DATA LINES:
________________________________________

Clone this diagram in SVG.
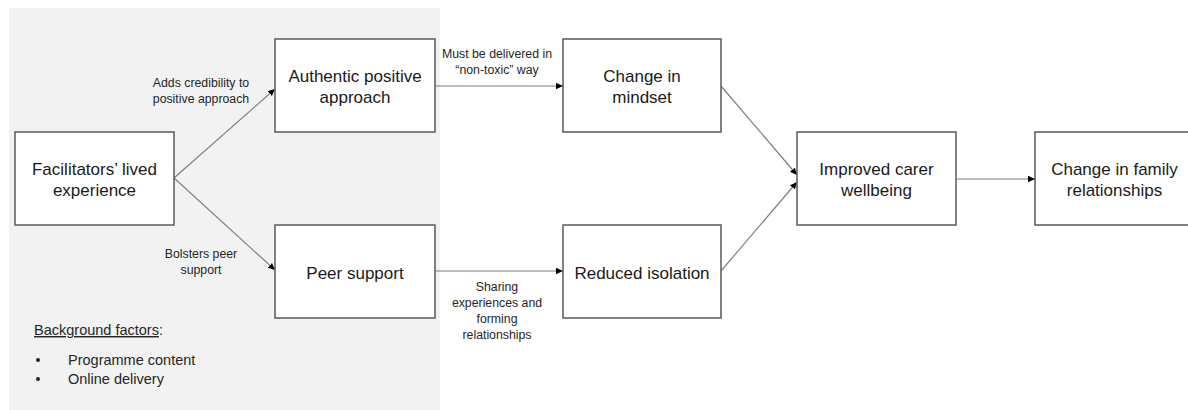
<svg xmlns="http://www.w3.org/2000/svg" width="1188" height="410" viewBox="0 0 1188 410">
<defs>
<style>
.box{fill:#fff;stroke:#595959;stroke-width:1.5}
.nt{font-family:"Liberation Sans",Arial,sans-serif;font-size:17px;fill:#1a1a1a;text-anchor:middle}
.lt{font-family:"Liberation Sans",Arial,sans-serif;font-size:12.3px;fill:#262626;text-anchor:middle}
.bt{font-family:"Liberation Sans",Arial,sans-serif;font-size:14.5px;fill:#262626}
.ln{stroke:#7f7f7f;stroke-width:1.2;fill:none;marker-end:url(#arr)}
</style>
<marker id="arr" markerWidth="8" markerHeight="8" refX="7" refY="4" orient="auto" markerUnits="userSpaceOnUse">
<path d="M0,0.8 L7,4 L0,7.2 Z" fill="#000"/>
</marker>
</defs>
<rect x="9" y="8" width="431" height="402" fill="#f2f2f2"/>
<g id="connectors">
<line class="ln" x1="174" y1="178" x2="275" y2="89"/>
<line class="ln" x1="174" y1="178" x2="275" y2="270"/>
<line class="ln" x1="435" y1="86" x2="563" y2="86"/>
<line class="ln" x1="435" y1="271" x2="563" y2="271"/>
<line class="ln" x1="721" y1="86" x2="797" y2="175"/>
<line class="ln" x1="721" y1="271" x2="797" y2="182"/>
<line class="ln" x1="956" y1="179" x2="1035" y2="179"/>
<text class="lt" x="201" y="87">Adds credibility to</text>
<text class="lt" x="201" y="103">positive approach</text>
<text class="lt" x="201" y="258">Bolsters peer</text>
<text class="lt" x="201" y="274">support</text>
<text class="lt" x="497" y="58">Must be delivered in</text>
<text class="lt" x="497" y="74">“non-toxic” way</text>
<text class="lt" x="497" y="291">Sharing</text>
<text class="lt" x="497" y="307">experiences and</text>
<text class="lt" x="497" y="323">forming</text>
<text class="lt" x="497" y="339">relationships</text>
</g>
<g id="facilitators">
<rect class="box" x="15" y="132" width="159" height="93"/>
<text class="nt" x="94.5" y="175">Facilitators’ lived</text>
<text class="nt" x="94.5" y="196">experience</text>
</g>
<g id="authentic">
<rect class="box" x="275" y="39" width="160" height="93"/>
<text class="nt" x="355" y="82">Authentic positive</text>
<text class="nt" x="355" y="103">approach</text>
</g>
<g id="peer">
<rect class="box" x="275" y="225" width="160" height="93"/>
<text class="nt" x="355" y="279">Peer support</text>
</g>
<g id="mindset">
<rect class="box" x="563" y="39" width="158" height="93"/>
<text class="nt" x="642" y="82">Change in</text>
<text class="nt" x="642" y="103">mindset</text>
</g>
<g id="isolation">
<rect class="box" x="563" y="225" width="158" height="93"/>
<text class="nt" x="642" y="279">Reduced isolation</text>
</g>
<g id="wellbeing">
<rect class="box" x="797" y="132" width="159" height="93"/>
<text class="nt" x="876.5" y="175">Improved carer</text>
<text class="nt" x="876.5" y="196">wellbeing</text>
</g>
<g id="family">
<rect class="box" x="1035" y="132" width="159" height="93"/>
<text class="nt" x="1114.5" y="175">Change in family</text>
<text class="nt" x="1114.5" y="196">relationships</text>
</g>
<g id="background">
<text class="bt" x="34" y="335"><tspan text-decoration="underline">Background factors</tspan>:</text>
<circle cx="38" cy="360" r="2" fill="#262626"/>
<circle cx="38" cy="379" r="2" fill="#262626"/>
<text class="bt" x="68" y="365">Programme content</text>
<text class="bt" x="68" y="384">Online delivery</text>
</g>
</svg>
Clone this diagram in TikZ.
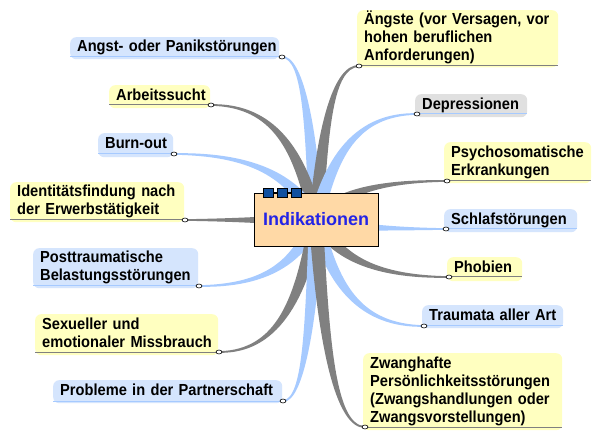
\documentclass[tikz,border=0pt]{standalone}
\usepackage{fontspec}
\setmainfont{Liberation Sans}
\newfontfamily\leaffont[FakeStretch=0.915]{Liberation Sans}
\usetikzlibrary{calc,shapes.geometric}
\pgfdeclarelayer{bg}
\pgfsetlayers{bg,main}
\definecolor{leafblue}{HTML}{D5E5FD}
\definecolor{leafyellow}{HTML}{FFFFC0}
\definecolor{leafgray}{HTML}{E0E0E0}
\definecolor{brblue}{HTML}{A6CAFF}
\definecolor{brgray}{HTML}{808080}
\definecolor{rootfill}{HTML}{FFD9A6}
\definecolor{roottext}{HTML}{2424E6}
\definecolor{sqfill}{HTML}{1050A0}
\tikzset{
  leaf/.style={rounded corners=6pt, draw=none, inner xsep=7pt, inner ysep=1pt,
    align=left, anchor=north west,
    font=\leaffont\fontsize{16}{18}\selectfont\bfseries,
    execute at begin node=\strut, execute at end node=\strut},
  lb/.style={leaf, fill=leafblue},
  ly/.style={leaf, fill=leafyellow},
  lg/.style={leaf, fill=leafgray},
  ulblue/.style={draw=brblue, line width=1pt},
  ulgray/.style={draw=brgray, line width=1pt},
  dotn/.style={ellipse, draw=black, fill=white, line width=0.6pt,
    minimum width=6pt, minimum height=4pt, inner sep=0pt},
  rootbox/.style={draw=black, line width=0.8pt, fill=rootfill,
    minimum width=124pt, minimum height=53pt, inner sep=0pt,
    font=\fontsize{18}{20}\selectfont\bfseries, text=roottext},
  sq/.style={draw=black, line width=0.6pt, fill=sqfill, minimum width=10pt,
    minimum height=9pt, inner sep=0pt}
}
\newcommand\branch[4]{%
  \fill[#1] ($(C)!7pt!90:#2$) .. controls ($#2!6pt!-90:(C)$) and ($#3!2pt!90:(#4.center)$) .. ($(#4.center)!0.8pt!-90:#3$)
    -- ($(#4.center)!0.8pt!90:#3$) .. controls ($#3!2pt!-90:(#4.center)$) and ($#2!6pt!90:(C)$) .. ($(C)!7pt!-90:#2$) -- cycle;}
\begin{document}
\begin{tikzpicture}[x=1pt,y=-1pt]
\useasboundingbox (0,0) rectangle (602,443);
\coordinate (C) at (316,220);
% leaf nodes, left side
\node[lb, minimum width=209pt, minimum height=22pt, text width=195pt] (n1) at (70,37) {\mbox{Angst- oder Panikstörungen}};
\node[ly, minimum width=101pt, minimum height=23pt, text width=87pt] (n2) at (109,85) {\mbox{Arbeitssucht}};
\node[lb, minimum width=75pt, minimum height=24pt, text width=61pt] (n3) at (98,133) {\mbox{Burn-out}};
\node[ly, minimum width=174pt, minimum height=40pt, text width=160pt] (n4) at (10,182) {\mbox{Identitätsfindung nach}\\\mbox{der Erwerbstätigkeit}};
\node[lb, minimum width=165pt, minimum height=40pt, text width=151pt] (n5) at (33,248) {\mbox{Posttraumatische}\\\mbox{Belastungsstörungen}};
\node[ly, minimum width=183pt, minimum height=41pt, text width=169pt] (n6) at (35,314) {\mbox{Sexueller und}\\\mbox{emotionaler Missbrauch}};
\node[lb, minimum width=229pt, minimum height=23pt, text width=215pt] (n7) at (53,380) {\mbox{Probleme in der Partnerschaft}};
% leaf nodes, right side
\node[ly, minimum width=201pt, minimum height=57pt, text width=187pt] (n8) at (357,10) {\mbox{Ängste (vor Versagen, vor}\\\mbox{hohen beruflichen}\\\mbox{Anforderungen)}};
\node[lg, minimum width=112pt, minimum height=23pt, text width=98pt] (n9) at (415,94) {\mbox{Depressionen}};
\node[ly, minimum width=147pt, minimum height=41pt, text width=133pt] (n10) at (444,142) {\mbox{Psychosomatische}\\\mbox{Erkrankungen}};
\node[lb, minimum width=133pt, minimum height=23pt, text width=119pt] (n11) at (444,209) {\mbox{Schlafstörungen}};
\node[ly, minimum width=75pt, minimum height=24pt, text width=61pt] (n12) at (447,257) {\mbox{Phobien}};
\node[lb, minimum width=141pt, minimum height=23pt, text width=127pt] (n13) at (422,305) {\mbox{Traumata aller Art}};
\node[ly, minimum width=199pt, minimum height=77pt, text width=185pt] (n14) at (363,353) {\mbox{Zwanghafte}\\\mbox{Persönlichkeitsstörungen}\\\mbox{(Zwangshandlungen oder}\\\mbox{Zwangsvorstellungen)}};
% underlines
\coordinate (p1) at (282,57);  \draw[ulblue] (p1) -- (p1 -| n1.west);
\coordinate (p2) at (211,105); \draw[ulgray] (p2) -- (p2 -| n2.west);
\coordinate (p3) at (174,154); \draw[ulblue] (p3) -- (p3 -| n3.west);
\coordinate (p4) at (185,220); \draw[ulgray] (p4) -- (p4 -| n4.west);
\coordinate (p5) at (199,286); \draw[ulblue] (p5) -- (p5 -| n5.west);
\coordinate (p6) at (219,352); \draw[ulgray] (p6) -- (p6 -| n6.west);
\coordinate (p7) at (283,401); \draw[ulblue] (p7) -- (p7 -| n7.west);
\coordinate (p8) at (359,66);  \draw[ulgray] (p8) -- (p8 -| n8.east);
\coordinate (p9) at (417,114); \draw[ulblue] (p9) -- (p9 -| n9.east);
\coordinate (p10) at (447,181); \draw[ulgray] (p10) -- (p10 -| n10.east);
\coordinate (p11) at (446,229); \draw[ulblue] (p11) -- (p11 -| n11.east);
\coordinate (p12) at (449,277); \draw[ulgray] (p12) -- (p12 -| n12.east);
\coordinate (p13) at (424,326); \draw[ulblue] (p13) -- (p13 -| n13.east);
\coordinate (p14) at (365,427); \draw[ulgray] (p14) -- (p14 -| n14.east);
% dots
\foreach \i in {1,...,14} { \node[dotn] (d\i) at (p\i) {}; }
% root
\node[rootbox] (root) at (316,219.5) {Indikationen};
\node[sq] (s1) at (268,192.5) {};
\node[sq] (s2) at (282,192.5) {};
\node[sq] (s3) at (296,192.5) {};
\draw[line width=0.6pt] (s1) -- (s2) (s2) -- (s3);
% branches
\begin{pgfonlayer}{bg}
\fill[white] (0,0) rectangle (602,443);
\branch{brblue}{(310.9,122.2)}{(302.4,57)}{d1}
\branch{brgray}{(300.25,151)}{(274,105)}{d2}
\branch{brblue}{(294.7,180.4)}{(259.2,154)}{d3}
\branch{brgray}{(296.4,220)}{(263.6,220)}{d4}
\branch{brblue}{(298.5,259.6)}{(269.2,286)}{d5}
\branch{brgray}{(301.5,299.2)}{(277.2,352)}{d6}
\branch{brblue}{(311,328.6)}{(302.8,401)}{d7}
\branch{brgray}{(322.5,127.6)}{(333.2,66)}{d8}
\branch{brblue}{(331.2,156.4)}{(356.4,114)}{d9}
\branch{brgray}{(335.7,196.6)}{(368.4,181)}{d10}
\branch{brblue}{(335.5,225.4)}{(368,229)}{d11}
\branch{brgray}{(336,254.2)}{(369.2,277)}{d12}
\branch{brblue}{(332.2,283.6)}{(359.2,326)}{d13}
\branch{brgray}{(323.4,344.2)}{(335.6,427)}{d14}
\end{pgfonlayer}
\end{tikzpicture}
\end{document}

________________________________________

WHAT IS NEEDED: Report how many lines of the data contain the word "diagram", using the number alone.

OUTPUT OF THE TASK: 2